Wells, who started scouting the route in November, will work with a 10-member panel including trail advocates and environmental representatives to select the trail’s path.
Capitol to Capitol will include sections not that different from what was encountered by newcomers during the Gold Rush in California. But when a specific pathway is identified, the trail will be carved with a tool 19th century explorers John C. Fremont and Kit Carson never enjoyed — a Trail Cat, a 5-foot-wide, 9,000-pound machine.
Hikers will reach Carson City after a trip around the west side of Lake Tahoe and down Kings Canyon to King Street to the Nevada Capitol.

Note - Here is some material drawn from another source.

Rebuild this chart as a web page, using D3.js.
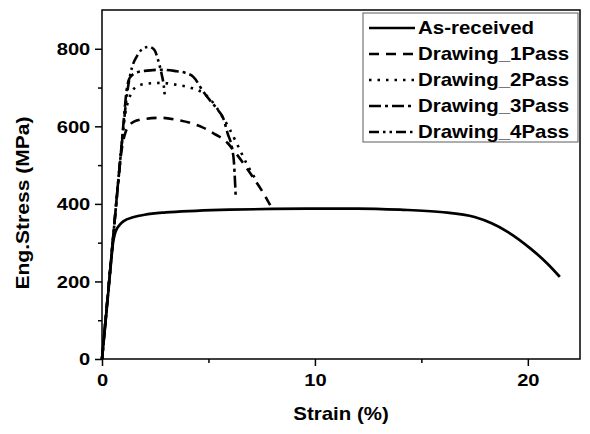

“You’ve got to do a little zigzag to get to the Capitol,” said Mark Kimbrough, a retired manager for Nevada state parks. “There’s one block in the way.”
Tim Hauserman, author of “The Tahoe Rim Trail” guide, said the route between capitols will get a lot of use.
“There’s something about having a destination going from point to point,” he said.
The Pacific Crest Trail, running from Canada to Mexico, would not have nearly as much appeal if it ended “10 miles from Mexico,” Hauserman said.
Supporters speak of a trail between Sacramento and Carson City as an attraction akin to the Appalachian Trail, a 2,160-mile route from Maine to Georgia. Capitol to Capitol will be about 2,000 miles shorter but still no walk in the park.
Placer County is in charge of the project and will coordinate with Sacramento County and Nevada.
Officials say they will try to stitch together a range of sources to pay for the project.